WHAT THE TASK ASKS:
Your task is to repeat the lines below exactly, excluding any pictures they contain.
= = = = = = =
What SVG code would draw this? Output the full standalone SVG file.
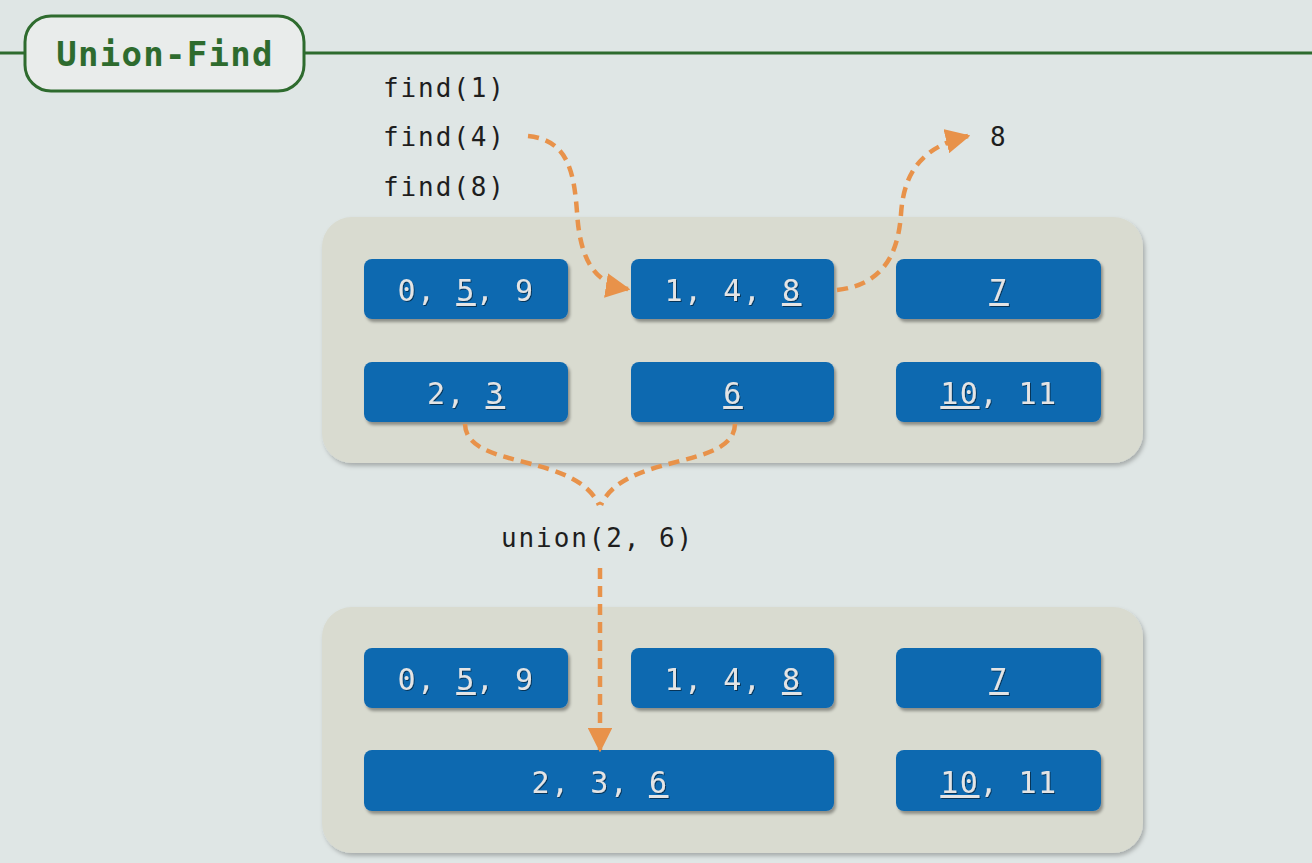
<svg xmlns="http://www.w3.org/2000/svg" width="1312" height="863" viewBox="0 0 1312 863">
<defs>
<style>
.panel{fill:#d9dbd0;filter:url(#psh)}
.box{fill:#1169b0;filter:url(#bsh)}
.bt{font-family:"DejaVu Sans Mono",monospace;font-size:30px;fill:#e4e4e4;text-anchor:middle;letter-spacing:1.5px;filter:url(#tsh)}
.u{text-decoration:underline}
.code{font-family:"DejaVu Sans Mono",monospace;font-size:26px;fill:#1e1e1e;letter-spacing:1.9px}
.arr{fill:none;stroke:#e8924a;stroke-width:4.5;stroke-dasharray:11 7}
</style>
<filter id="psh" x="-5%" y="-5%" width="110%" height="115%">
<feDropShadow dx="2" dy="3" stdDeviation="2" flood-color="#000" flood-opacity="0.25"/>
</filter>
<filter id="bsh" x="-5%" y="-10%" width="115%" height="130%">
<feDropShadow dx="2" dy="3" stdDeviation="1.5" flood-color="#000" flood-opacity="0.35"/>
</filter>
<filter id="tsh" x="-10%" y="-20%" width="120%" height="140%">
<feDropShadow dx="1" dy="1" stdDeviation="0.6" flood-color="#000" flood-opacity="0.5"/>
</filter>
<marker id="ah" viewBox="0 0 10 10" refX="9" refY="5" markerWidth="5.5" markerHeight="5.5" markerUnits="strokeWidth" orient="auto">
<path d="M0,0 L10,5 L0,10 Z" fill="#e8924a"/>
</marker>
</defs>
<rect width="1312" height="863" fill="#dfe6e5"/>
<g id="title">
<line x1="0" y1="53" x2="24" y2="53" stroke="#2e6b2e" stroke-width="3"/>
<line x1="305" y1="53" x2="1312" y2="53" stroke="#2e6b2e" stroke-width="3"/>
<rect x="25" y="16" width="279" height="75" rx="26" fill="#e9eceb" stroke="#2e6b2e" stroke-width="3"/>
<text x="165" y="66" font-family="DejaVu Sans Mono,monospace" font-size="34" font-weight="bold" fill="#2e6b2e" text-anchor="middle" letter-spacing="1.3">Union-Find</text>
</g>
<g id="panel-top"><rect class="panel" x="322" y="217" width="821" height="246" rx="30"/></g>
<g id="panel-bottom"><rect class="panel" x="322" y="607" width="821" height="246" rx="30"/></g>
<g id="labels">
<text class="code" x="383" y="97">find(1)</text>
<text class="code" x="383" y="146">find(4)</text>
<text class="code" x="383" y="196">find(8)</text>
<text class="code" x="990" y="146">8</text>
<text class="code" x="501" y="547">union(2, 6)</text>
</g>
<g id="t-059"><rect class="box" x="364" y="259" width="204" height="60" rx="8"/><text class="bt" x="466" y="301">0, <tspan class="u">5</tspan>, 9</text></g>
<g id="t-148"><rect class="box" x="631" y="259" width="203" height="60" rx="8"/><text class="bt" x="733" y="301">1, 4, <tspan class="u">8</tspan></text></g>
<g id="t-7"><rect class="box" x="896" y="259" width="205" height="60" rx="8"/><text class="bt" x="999" y="301"><tspan class="u">7</tspan></text></g>
<g id="t-23"><rect class="box" x="364" y="362" width="204" height="60" rx="8"/><text class="bt" x="466" y="404">2, <tspan class="u">3</tspan></text></g>
<g id="t-6"><rect class="box" x="631" y="362" width="203" height="60" rx="8"/><text class="bt" x="733" y="404"><tspan class="u">6</tspan></text></g>
<g id="t-1011"><rect class="box" x="896" y="362" width="205" height="60" rx="8"/><text class="bt" x="999" y="404"><tspan class="u">10</tspan>, 11</text></g>
<g id="b-059"><rect class="box" x="364" y="648" width="204" height="60" rx="8"/><text class="bt" x="466" y="690">0, <tspan class="u">5</tspan>, 9</text></g>
<g id="b-148"><rect class="box" x="631" y="648" width="203" height="60" rx="8"/><text class="bt" x="733" y="690">1, 4, <tspan class="u">8</tspan></text></g>
<g id="b-7"><rect class="box" x="896" y="648" width="205" height="60" rx="8"/><text class="bt" x="999" y="690"><tspan class="u">7</tspan></text></g>
<g id="b-236"><rect class="box" x="364" y="750" width="470" height="61" rx="8"/><text class="bt" x="600" y="793">2, 3, <tspan class="u">6</tspan></text></g>
<g id="b-1011"><rect class="box" x="896" y="750" width="205" height="61" rx="8"/><text class="bt" x="999" y="793"><tspan class="u">10</tspan>, 11</text></g>
<g id="connectors">
<path class="arr" d="M528,136 C568,140 574,172 577,212 C580,262 596,284 628,289" marker-end="url(#ah)"/>
<path class="arr" d="M837,290 C880,285 898,258 901,214 C904,168 926,146 968,136" marker-end="url(#ah)"/>
<path class="arr" d="M465,424 C466,470 575,452 599,505"/>
<path class="arr" d="M735,424 C734,470 625,452 601,505"/>
<path class="arr" d="M600,568 L600,750" marker-end="url(#ah)"/>
</g>
</svg>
= = = = = = =
TASK ANSWER:
What SVG code would draw this? Output the full standalone SVG file.
<svg xmlns="http://www.w3.org/2000/svg" width="1312" height="863" viewBox="0 0 1312 863">
<defs>
<style>
.panel{fill:#d9dbd0;filter:url(#psh)}
.box{fill:#1169b0;filter:url(#bsh)}
.bt{font-family:"DejaVu Sans Mono",monospace;font-size:30px;fill:#e4e4e4;text-anchor:middle;letter-spacing:1.5px;filter:url(#tsh)}
.u{text-decoration:underline}
.code{font-family:"DejaVu Sans Mono",monospace;font-size:26px;fill:#1e1e1e;letter-spacing:1.9px}
.arr{fill:none;stroke:#e8924a;stroke-width:4.5;stroke-dasharray:11 7}
</style>
<filter id="psh" x="-5%" y="-5%" width="110%" height="115%">
<feDropShadow dx="2" dy="3" stdDeviation="2" flood-color="#000" flood-opacity="0.25"/>
</filter>
<filter id="bsh" x="-5%" y="-10%" width="115%" height="130%">
<feDropShadow dx="2" dy="3" stdDeviation="1.5" flood-color="#000" flood-opacity="0.35"/>
</filter>
<filter id="tsh" x="-10%" y="-20%" width="120%" height="140%">
<feDropShadow dx="1" dy="1" stdDeviation="0.6" flood-color="#000" flood-opacity="0.5"/>
</filter>
<marker id="ah" viewBox="0 0 10 10" refX="9" refY="5" markerWidth="5.5" markerHeight="5.5" markerUnits="strokeWidth" orient="auto">
<path d="M0,0 L10,5 L0,10 Z" fill="#e8924a"/>
</marker>
</defs>
<rect width="1312" height="863" fill="#dfe6e5"/>
<g id="title">
<line x1="0" y1="53" x2="24" y2="53" stroke="#2e6b2e" stroke-width="3"/>
<line x1="305" y1="53" x2="1312" y2="53" stroke="#2e6b2e" stroke-width="3"/>
<rect x="25" y="16" width="279" height="75" rx="26" fill="#e9eceb" stroke="#2e6b2e" stroke-width="3"/>
<text x="165" y="66" font-family="DejaVu Sans Mono,monospace" font-size="34" font-weight="bold" fill="#2e6b2e" text-anchor="middle" letter-spacing="1.3">Union-Find</text>
</g>
<g id="panel-top"><rect class="panel" x="322" y="217" width="821" height="246" rx="30"/></g>
<g id="panel-bottom"><rect class="panel" x="322" y="607" width="821" height="246" rx="30"/></g>
<g id="labels">
<text class="code" x="383" y="97">find(1)</text>
<text class="code" x="383" y="146">find(4)</text>
<text class="code" x="383" y="196">find(8)</text>
<text class="code" x="990" y="146">8</text>
<text class="code" x="501" y="547">union(2, 6)</text>
</g>
<g id="t-059"><rect class="box" x="364" y="259" width="204" height="60" rx="8"/><text class="bt" x="466" y="301">0, <tspan class="u">5</tspan>, 9</text></g>
<g id="t-148"><rect class="box" x="631" y="259" width="203" height="60" rx="8"/><text class="bt" x="733" y="301">1, 4, <tspan class="u">8</tspan></text></g>
<g id="t-7"><rect class="box" x="896" y="259" width="205" height="60" rx="8"/><text class="bt" x="999" y="301"><tspan class="u">7</tspan></text></g>
<g id="t-23"><rect class="box" x="364" y="362" width="204" height="60" rx="8"/><text class="bt" x="466" y="404">2, <tspan class="u">3</tspan></text></g>
<g id="t-6"><rect class="box" x="631" y="362" width="203" height="60" rx="8"/><text class="bt" x="733" y="404"><tspan class="u">6</tspan></text></g>
<g id="t-1011"><rect class="box" x="896" y="362" width="205" height="60" rx="8"/><text class="bt" x="999" y="404"><tspan class="u">10</tspan>, 11</text></g>
<g id="b-059"><rect class="box" x="364" y="648" width="204" height="60" rx="8"/><text class="bt" x="466" y="690">0, <tspan class="u">5</tspan>, 9</text></g>
<g id="b-148"><rect class="box" x="631" y="648" width="203" height="60" rx="8"/><text class="bt" x="733" y="690">1, 4, <tspan class="u">8</tspan></text></g>
<g id="b-7"><rect class="box" x="896" y="648" width="205" height="60" rx="8"/><text class="bt" x="999" y="690"><tspan class="u">7</tspan></text></g>
<g id="b-236"><rect class="box" x="364" y="750" width="470" height="61" rx="8"/><text class="bt" x="600" y="793">2, 3, <tspan class="u">6</tspan></text></g>
<g id="b-1011"><rect class="box" x="896" y="750" width="205" height="61" rx="8"/><text class="bt" x="999" y="793"><tspan class="u">10</tspan>, 11</text></g>
<g id="connectors">
<path class="arr" d="M528,136 C568,140 574,172 577,212 C580,262 596,284 628,289" marker-end="url(#ah)"/>
<path class="arr" d="M837,290 C880,285 898,258 901,214 C904,168 926,146 968,136" marker-end="url(#ah)"/>
<path class="arr" d="M465,424 C466,470 575,452 599,505"/>
<path class="arr" d="M735,424 C734,470 625,452 601,505"/>
<path class="arr" d="M600,568 L600,750" marker-end="url(#ah)"/>
</g>
</svg>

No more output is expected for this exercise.